Blog | Chris Gottschalk, Product Manager
May 10, 2018

You’re Only Live Once

The excitement of any major live event, like this year’s college basketball playoffs, aside from being responsible for countless hours of distracted coworkers, is a great time for our industry to witness the improvements to live streaming in action on a massive scale. Digital destinations are providing a better core experience to consumers, with improved framerates and cool new personalization features. When it comes to straight-up video quality and reliability, however, satellite broadcast is a great way to spearhead a big ticket, multi-platform live event, sports or otherwise. By combining both broadcast and digital into a well-planned live event, consumers get the best of both worlds.

“Best Effort” does not an SLA make

IP-based delivery is light-years ahead of where it was just a few years ago, but as more and more consumers develop an appetite for “higher- and higher-quality” video, the widening data stream continues to push the performance limits of every platform. Advertisers and investors understand the value of reaching a gargantuan audience, but they also – rightly – seek assurances that viewers are getting an experience that supports their business objectives. A best-effort IP-based delivery means that there’s no guarantee that the end result will meet any quality metrics, or that the stream will even be successful.

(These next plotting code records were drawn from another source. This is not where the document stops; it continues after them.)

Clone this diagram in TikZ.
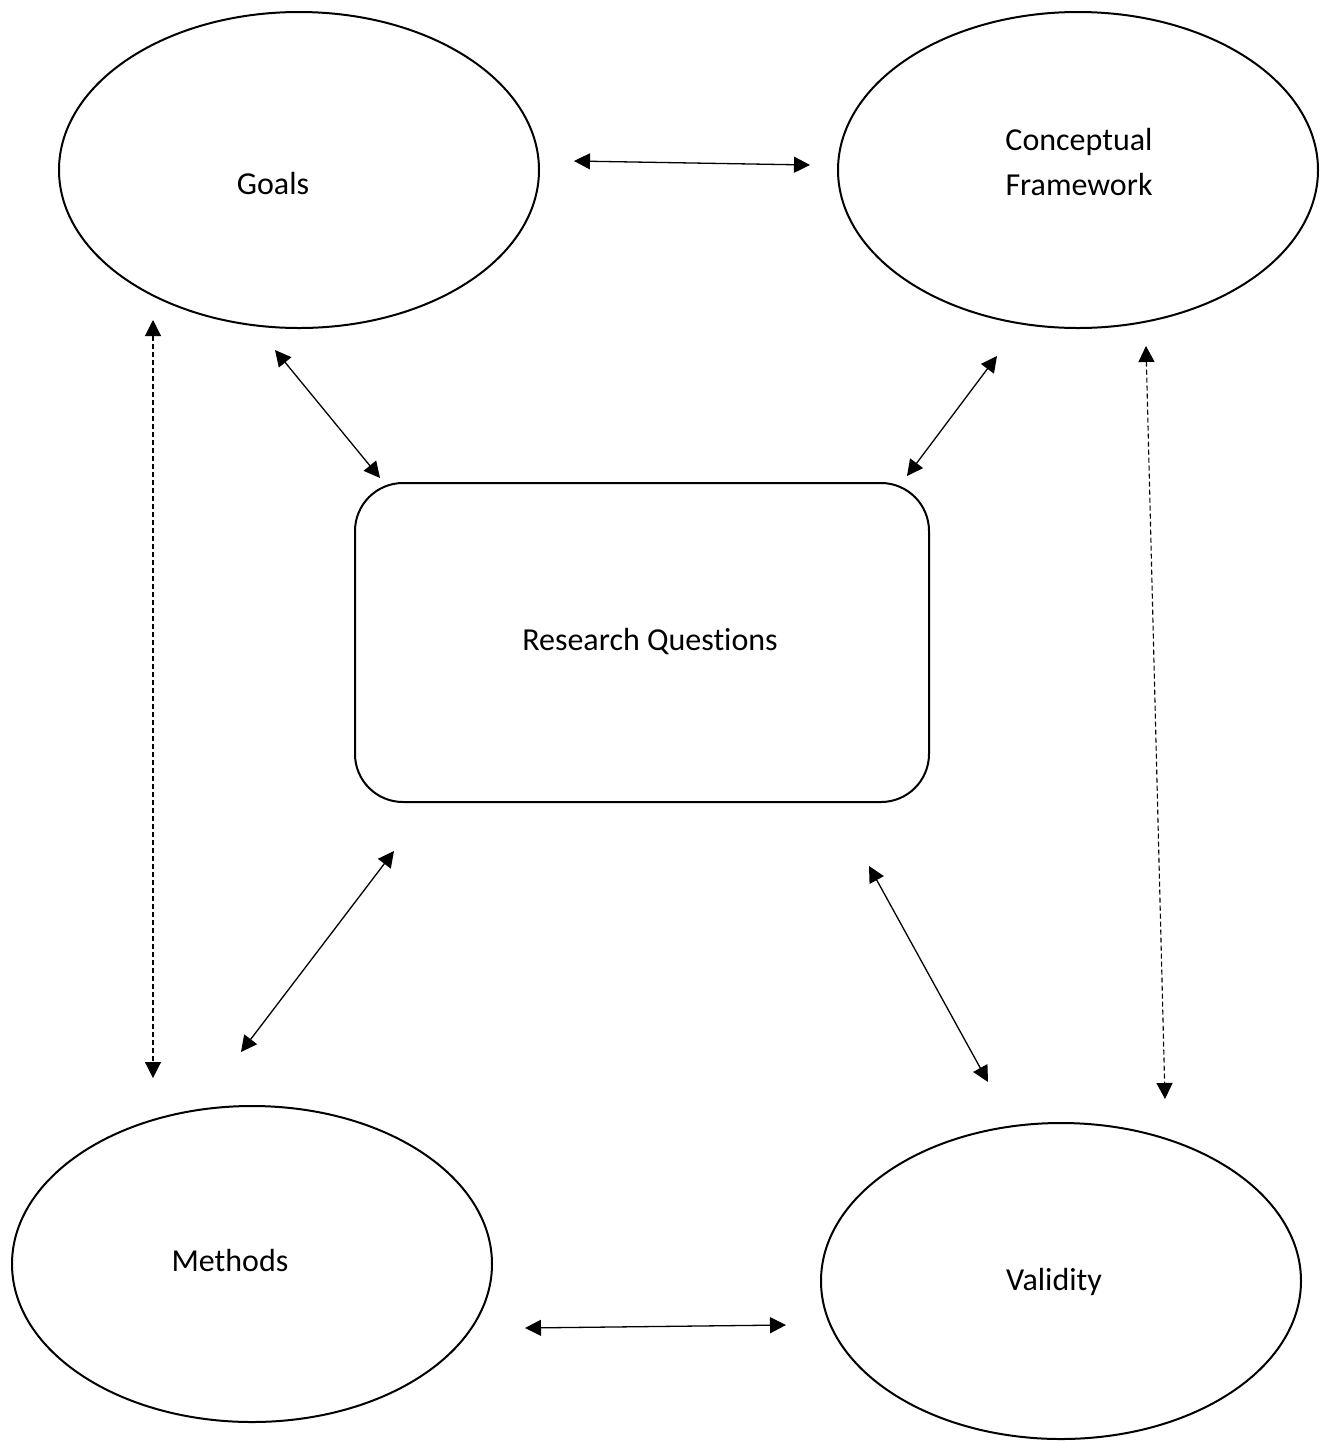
\documentclass[tikz,border=0pt]{standalone}
\usepackage{fontspec}
\setmainfont{Carlito}[Ligatures={NoCommon}]
\usetikzlibrary{arrows.meta,shapes.geometric}
\tikzset{
  ell/.style={draw,line width=2pt,ellipse,minimum width=480pt,minimum height=316pt,inner sep=0pt},
  rbox/.style={draw,line width=2pt,rounded corners=48pt,minimum width=574pt,minimum height=319pt,inner sep=0pt},
  lbl/.style={font=\fontsize{32}{45}\selectfont,align=center,inner sep=0pt},
  biarrow/.style={line width=1.3pt,{Triangle[length=16pt,width=16pt]}-{Triangle[length=16pt,width=16pt]}},
  dasharrow/.style={biarrow,dash pattern=on 5pt off 3pt,line width=1.1pt}
}
\begin{document}
\begin{tikzpicture}[x=1pt,y=-1pt]
\useasboundingbox (0,0) rectangle (1327,1441);
\node[ell] (goals) at (299,170) {};
\node[ell] (cf) at (1078,170) {};
\node[ell] (meth) at (252,1264) {};
\node[ell] (val) at (1061,1281) {};
\node[rbox] (rq) at (642,642.5) {};
\node[lbl] (tgoals) at (273,184) {Goals};
\node[lbl] (tcf) at (1079,162) {Conceptual\\Framework};
\node[lbl] (trq) at (650,641) {Research Questions};
\node[lbl] (tmeth) at (230,1260) {Methods};
\node[lbl] (tval) at (1054,1282) {Validity};
\coordinate (a1) at (574,161); \coordinate (a2) at (810,165);
\coordinate (b1) at (275,350); \coordinate (b2) at (380,478);
\coordinate (c1) at (997,356); \coordinate (c2) at (907,476);
\coordinate (d1) at (153,320); \coordinate (d2) at (153,1078);
\coordinate (e1) at (1146,346); \coordinate (e2) at (1165,1099);
\coordinate (f1) at (394,851); \coordinate (f2) at (241,1052);
\coordinate (g1) at (869,866); \coordinate (g2) at (988,1082);
\coordinate (h1) at (525,1328); \coordinate (h2) at (786,1325);
\draw[biarrow] (a1) -- (a2);
\draw[biarrow] (b1) -- (b2);
\draw[biarrow] (c1) -- (c2);
\draw[dasharrow] (d1) -- (d2);
\draw[dasharrow] (e1) -- (e2);
\draw[biarrow] (f1) -- (f2);
\draw[biarrow] (g1) -- (g2);
\draw[biarrow] (h1) -- (h2);
\end{tikzpicture}
\end{document}
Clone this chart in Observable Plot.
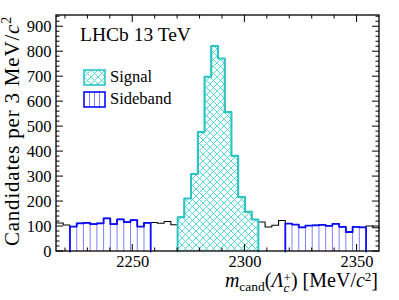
<!DOCTYPE html>
<html><head><meta charset="utf-8">
<script src="https://cdn.jsdelivr.net/npm/d3@7"></script>
<script src="https://cdn.jsdelivr.net/npm/@observablehq/plot@0.6"></script>
<style>body{margin:0;background:#fff}</style>
</head><body><div id="chart"></div>
<script>
// Histogram: 3 MeV bins from 2216 to 2360 MeV
const binStart = 2216;
const binWidth = 3;
const outerLow = [114, 106];
const sidebandLow = [100, 113, 115, 110, 113, 133, 110, 129, 118, 126, 100, 115];
const gapLow = [116, 113, 120, 107];
const signal = [137, 212, 310, 479, 700, 823, 773, 559, 383, 218, 159, 128];
const gapHigh = [118, 98, 105, 124];
const sidebandHigh = [112, 108, 97, 104, 105, 107, 103, 111, 99, 78, 99, 97];
const outerHigh = [102, 95];
const xTicks = [2250, 2300, 2350];
const yTicks = [0, 100, 200, 300, 400, 500, 600, 700, 800, 900];
const legendLabels = ["Signal", "Sideband"];

const allCounts = [...outerLow, ...sidebandLow, ...gapLow, ...signal, ...gapHigh, ...sidebandHigh, ...outerHigh];
const allBins = allCounts.map((v, i) => ({x1: binStart + i * binWidth, x2: binStart + (i + 1) * binWidth, y: v}));
const sliceBins = (startIdx, arr) => allBins.slice(startIdx, startIdx + arr.length);
const iSbLo = outerLow.length;
const iSig = iSbLo + sidebandLow.length + gapLow.length;
const iSbHi = iSig + signal.length + gapHigh.length;
const sbLoBins = sliceBins(iSbLo, sidebandLow);
const sigBins = sliceBins(iSig, signal);
const sbHiBins = sliceBins(iSbHi, sidebandHigh);

function outline(bins, closed) {
  const pts = [];
  if (closed) pts.push({x: bins[0].x1, y: 0});
  for (const b of bins) { pts.push({x: b.x1, y: b.y}, {x: b.x2, y: b.y}); }
  if (closed) pts.push({x: bins[bins.length - 1].x2, y: 0});
  return pts;
}
function edges(bins) {
  const e = [];
  for (let i = 1; i < bins.length; i++) e.push({x: bins[i].x1, y: Math.min(bins[i - 1].y, bins[i].y)});
  return e;
}

const cyan = "#2cc5c5";
const blue = "#0a0aff";
const font = "'Liberation Serif', 'Times New Roman', serif";

const plot = Plot.plot({
  width: 399, height: 300,
  marginLeft: 56, marginRight: 20, marginTop: 15, marginBottom: 49,
  style: {fontFamily: font, fontSize: "16px", background: "#fff", color: "#000"},
  x: {domain: [2216, 2360]},
  y: {domain: [0, 945]},
  marks: [
    Plot.line(outline(allBins, false), {x: "x", y: "y", stroke: "#000", strokeWidth: 1.1}),
    Plot.ruleX(edges(sbLoBins), {x: "x", y1: 0, y2: "y", stroke: "#8080ff", strokeWidth: 1}),
    Plot.ruleX(edges(sbHiBins), {x: "x", y1: 0, y2: "y", stroke: "#8080ff", strokeWidth: 1}),
    Plot.line(outline(sbLoBins, true), {x: "x", y: "y", stroke: blue, strokeWidth: 1.8}),
    Plot.line(outline(sbHiBins, true), {x: "x", y: "y", stroke: blue, strokeWidth: 1.8}),
    Plot.rectY(sigBins, {x1: "x1", x2: "x2", y: "y", fill: "url(#xhatch)", inset: 0}),
    Plot.line(outline(sigBins, true), {x: "x", y: "y", stroke: cyan, strokeWidth: 2}),
    Plot.axisX({ticks: xTicks, tickSize: 0, tickPadding: 4, fontSize: 16.5, tickFormat: d3.format("d"), label: null}),
    Plot.axisY({ticks: yTicks, tickSize: 0, tickPadding: 5, fontSize: 16.5, tickFormat: d3.format("d"), label: null})
  ]
});

const svg = d3.select(plot);
const defs = svg.insert("defs", ":first-child");
const pat = defs.append("pattern").attr("id", "xhatch").attr("patternUnits", "userSpaceOnUse")
  .attr("width", 7).attr("height", 7);
pat.append("path").attr("d", "M0,0L7,7M0,7L7,0M-1,1L1,-1M6,8L8,6M-1,6L1,8M6,-1L8,1")
  .attr("stroke", "#3fd2d2").attr("stroke-width", 0.9).attr("fill", "none");

const xs = plot.scale("x"), ys = plot.scale("y");
const L = 56, R = 379, T = 15, B = 251;
const g = svg.append("g").attr("stroke", "#000").attr("stroke-width", 1);
for (let v = 2220; v < 2360; v += 10) {
  const x = xs.apply(v), len = v % 50 === 0 ? 7 : 3.5;
  g.append("line").attr("x1", x).attr("x2", x).attr("y1", B).attr("y2", B - len);
  g.append("line").attr("x1", x).attr("x2", x).attr("y1", T).attr("y2", T + len);
}
for (let v = 0; v <= 940; v += 20) {
  const y = ys.apply(v), len = v % 100 === 0 ? 7 : 3.5;
  g.append("line").attr("x1", L).attr("x2", L + len).attr("y1", y).attr("y2", y);
  g.append("line").attr("x1", R).attr("x2", R - len).attr("y1", y).attr("y2", y);
}
svg.append("rect").attr("x", L).attr("y", T).attr("width", R - L).attr("height", B - T)
  .attr("fill", "none").attr("stroke", "#000").attr("stroke-width", 1.3);

const tg = svg.append("g").attr("font-family", font).attr("text-anchor", "start").attr("fill", "#000");
// Title text
tg.append("text").attr("x", 80).attr("y", 41).attr("font-size", 19.5).text("LHCb 13 TeV");

// Legend
const lg = tg.append("g").attr("font-size", 16.5);
lg.append("rect").attr("x", 84).attr("y", 70).attr("width", 21).attr("height", 15)
  .attr("fill", "url(#xhatch)").attr("stroke", cyan).attr("stroke-width", 1.6);
lg.append("text").attr("x", 110).attr("y", 82).text(legendLabels[0]);
for (const lx of [89.5, 94.5, 99.5]) lg.append("line").attr("x1", lx).attr("x2", lx).attr("y1", 92).attr("y2", 107).attr("stroke", "#8080ff");
lg.append("rect").attr("x", 84).attr("y", 92).attr("width", 21).attr("height", 15)
  .attr("fill", "none").attr("stroke", blue).attr("stroke-width", 1.6);
lg.append("text").attr("x", 110).attr("y", 104).text(legendLabels[1]);

// Axis titles
const xl = tg.append("text").attr("x", 378).attr("y", 287).attr("text-anchor", "end").attr("font-size", 20);
xl.append("tspan").attr("font-style", "italic").text("m");
xl.append("tspan").attr("font-size", 13.5).attr("dy", 4).text("cand");
xl.append("tspan").attr("dy", -4).text("(");
xl.append("tspan").attr("font-style", "italic").text("Λ");
xl.append("tspan").attr("font-style", "italic").attr("font-size", 13.5).attr("dy", 5).text("c");
xl.append("tspan").attr("font-size", 13).attr("dx", -6).attr("dy", -10).text("+");
xl.append("tspan").attr("dy", 5).text(") [MeV/");
xl.append("tspan").attr("font-style", "italic").text("c");
xl.append("tspan").attr("font-size", 13).attr("dy", -6.5).text("2");
xl.append("tspan").attr("dy", 6.5).text("]");

const yl = tg.append("text").attr("transform", "translate(19,16) rotate(-90)").attr("text-anchor", "end")
  .attr("font-size", 21).attr("letter-spacing", 0.8);
yl.append("tspan").text("Candidates per 3 MeV/");
yl.append("tspan").attr("font-style", "italic").text("c");
yl.append("tspan").attr("font-size", 14).attr("dy", -8).text("2");

document.getElementById("chart").appendChild(plot);
</script>
</body></html>
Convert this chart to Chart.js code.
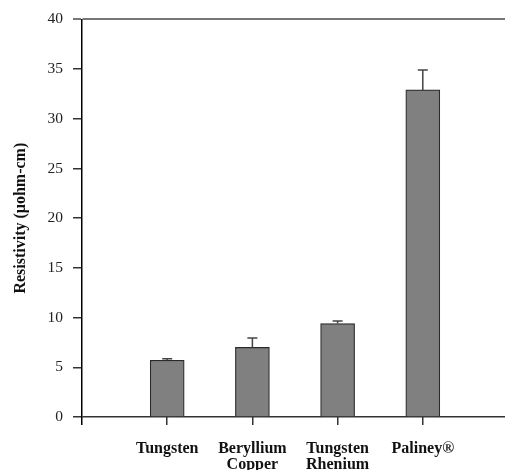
<!DOCTYPE html>
<html>
<head>
<meta charset="utf-8">
<script src="https://cdn.jsdelivr.net/npm/chart.js@4.4.1/dist/chart.umd.min.js"></script>
<style>
  html, body { margin: 0; padding: 0; background: #fff; overflow: hidden; }
  body { width: 505px; height: 470px; }
  #wrap { width: 524px; height: 470px; position: relative; }
</style>
</head>
<body>
<div id="wrap"><canvas id="chart"></canvas></div>
<script>
// data
const categories = ['Tungsten', 'Beryllium Copper', 'Tungsten Rhenium', 'Paliney®'];
const resistivity = [5.7, 7.0, 9.4, 32.9];
const errorUp = [0.15, 0.95, 0.25, 2.0];
const yTicks = [0, 5, 10, 15, 20, 25, 30, 35, 40];

// empty slot on each side, like the original plot
const labels = ['', ...categories.map(c => c.split(' ')), ''];
const barData = [null, ...resistivity, null];

const errorBars = {
  id: 'errorBars',
  afterDatasetsDraw(chart) {
    const { ctx, scales: { x, y } } = chart;
    ctx.save();
    ctx.strokeStyle = '#444';
    ctx.lineWidth = 1.5;
    resistivity.forEach((v, i) => {
      const px = x.getPixelForValue(i + 1);
      const y0 = y.getPixelForValue(v);
      const y1 = y.getPixelForValue(v + errorUp[i]);
      ctx.beginPath();
      ctx.moveTo(px, y0);
      ctx.lineTo(px, y1);
      ctx.moveTo(px - 5, y1);
      ctx.lineTo(px + 5, y1);
      ctx.stroke();
    });
    ctx.restore();
  }
};

new Chart(document.getElementById('chart'), {
  type: 'bar',
  data: {
    labels: labels,
    datasets: [{
      data: barData,
      backgroundColor: '#808080',
      borderColor: '#2a2a2a',
      borderWidth: 1.2,
      barThickness: 34
    }]
  },
  options: {
    responsive: true,
    maintainAspectRatio: false,
    animation: false,
    layout: { padding: { top: 16, left: 0, right: 0, bottom: 0 } },
    plugins: { legend: { display: false }, tooltip: { enabled: false } },
    scales: {
      x: {
        offset: false,
        afterFit: s => { s.height = 53; },
        border: { display: false },
        grid: {
          offset: false,
          drawOnChartArea: false,
          tickLength: 8,
          lineWidth: 1.5,
          color: c => c.index === 0 ? '#000' : (c.index > 4 ? 'transparent' : '#333')
        },
        ticks: {
          autoSkip: false,
          maxRotation: 0,
          padding: 16,
          color: '#111',
          font: { family: 'Liberation Serif', size: 16, weight: 'bold', lineHeight: 1.0 }
        }
      },
      y: {
        min: 0,
        max: 40,
        afterFit: s => { s.width = 82; },
        afterBuildTicks: s => { s.ticks = yTicks.map(v => ({ value: v })); },
        border: { display: true, color: '#000', width: 1.5 },
        grid: {
          tickLength: 9,
          lineWidth: c => c.tick && c.tick.value === 40 ? 2 : 1.5,
          color: c => {
            if (!c.tick) return 'transparent';
            if (c.tick.value === 40) return '#777';
            if (c.tick.value === 0) return '#333';
            return 'transparent';
          },
          tickColor: c => c.tick && c.tick.value === 40 ? '#777' : '#333'
        },
        ticks: {
          padding: 10,
          color: '#222',
          font: { family: 'Liberation Serif', size: 15.5 }
        },
        title: {
          display: true,
          text: 'Resistivity (μohm-cm)',
          color: '#111',
          padding: { top: 11, bottom: 0 },
          font: { family: 'Liberation Serif', size: 16, weight: 'bold' }
        }
      }
    }
  },
  plugins: [errorBars]
});
</script>
</body>
</html>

Dan Rayburn, streaming video analyst at Frost & Sullivan, pointed out a common problem with live streaming in a recent interview with Fast Company: there are so many potential failure points, solving for them all is an expensive proposition that most services don’t account for.  “When a backup doesn’t kick in, or you don’t have it, or you haven’t planned for it, or you don’t want to spend the money for it, well, your live event’s going to go down,” said Rayburn. Accountability for streaming quality is still a challenge. It’s one thing to talk about how many people tuned in to a streaming event, and another thing entirely to talk about lag, buffering, or streams that were lost entirely.

Broadcast, on the other hand, provides the availability and reliability that consumers have relied upon since the first days of live television. It’s that straightforward, low-latency, consistent quality that digital delivery is benchmarked against. When millions of dollars (or more) are on the line, it can be an exceptionally costly corner to cut.

The satellite-forward, service-first model

The best delivery architecture is one that leverages the strengths of broadcast and digital into a seamless multi-platform workflow – piloted by expert event engineers who plan every transmission and quarterback the communication from start to finish.  Look at it this way:

  • IP-only: lower cost, complex failsafes required, “best effort” performance
  • Broadcast: more expensive, rock-solid best practices, high availability and reliability
  • Strategic use of both: trusted, cost-effective performance that supports both linear television and cloud experiences

It’s impossible to overstate the value that an experienced team brings to a top-tier live event; not just in overall quality, but in cost savings as well. A complex live-streaming event, such as a high-profile awards show, is a great example. There are cameras everywhere: the red carpet and interview areas out front, around the audience, the main stage, backstage, etc.

  • A well-planned and executed event will map out all redundancy paths, but also will prioritize the use of broadcast signal. For example, the main stage cameras would be captured via broadcast to ensure quality, but ancillary feeds could be digital-only, saving costs.
  • Satellite and digital captures are then converged into a master control so that the complete program can be compiled, encoded, and distributed across platforms.

“Simulated” live events open up more possibilities

The hybridized broadcast / digital model is really a best-of-both worlds architecture that not only bakes in the video quality and process redundancy expected of a major live event, it also opens up opportunities to appeal to viewers in new ways. A program can be created that captures the immediacy and advertising allure of a live event, while also incorporating existing video assets into one seamless program. A live studio audience portion, for instance, could be woven into a playlist with sections of non-live material, encoded and then distributed just like a linear television feed. It’s a cost-effective way of producing a special “one night only” event, or a way for a large organization – a coast-to-coast church broadcast, for instance – to maintain a live “feel” with the dependable quality that keeps viewers engaged.

Live programming is going through the roof, with media brands of all stripes working to realize – and monetize – experiences that bring viewers closer to a true “front row experience” than ever before. That said, there are no do-overs in live video; so before the world tunes in, it’s worth the extra planning to ensure that viewers on any platform get the kind of quality that keeps them in their seats.